Single by James Brown

from the album Sings Raw Soul
- B-side: "Good Rockin' Tonight"
- Released: April 1967
- Recorded: January 15, 1967, Latin Casino, Cherry Hill, NJ
- Genre: Soul
- Length: 2:45
- Label: King 6100
- Songwriter(s): James Brown; Bud Hobgood;
- Producer(s): James Brown

James Brown charting singles chronology
| "Think" (1967) | "Let Yourself Go" (1967) | "Cold Sweat - Part 1" (1967) |

Audio video
- "Let Yourself Go" on YouTube

= Let Yourself Go (James Brown song) =

"Let Yourself Go" is a 1967 song by James Brown.

==Release history==
Brown recorded "Let Yourself Go" after hours in the Latin Casino nightclub during a ten-day performing engagement there.

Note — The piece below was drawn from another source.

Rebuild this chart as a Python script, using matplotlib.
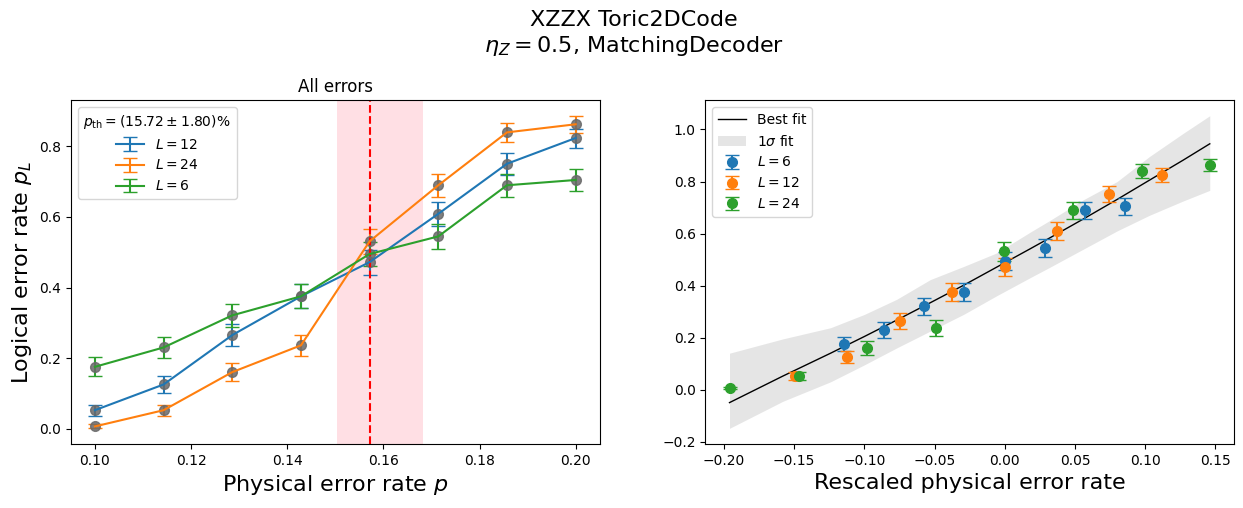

An edited version of this recording was released as a single, which charted #5 R&B and #46 Pop, and appeared on the album Sings Raw Soul. A 3:47-long unedited version of the recording with overdubbed applause was included on Brown's album Live at the Garden, which was itself recorded during the same Latin Casino engagement. The song first appeared in unedited form without overdubs on the 1991 box set Star Time. The 2009 Expanded Edition of Live at the Garden included versions of the song both with and without overdubs, along with an instrumental jam and a false start from the recording session.

=="There Was a Time"==
Brown and his musicians continued to experiment with the arrangement of "Let Yourself Go" during rehearsals on the road. Eventually a new song, "There Was a Time", developed from the accumulated changes. It was recorded live on stage at the Apollo Theater, where it was the longest part of an extended medley with "Let Yourself Go" and "I Feel All Right". Released in edited form as the B-side of "I Can't Stand Myself (When You Touch Me)", "There Was a Time" charted #3 R&B and #36 Pop. When a version of the full Apollo medley appeared on Brown's 1968 album Live at the Apollo, Volume II, "There Was a Time" was the only song advertised on the album's cover, and it overshadowed its predecessor to the extent that its title became the colloquial name for the entire medley.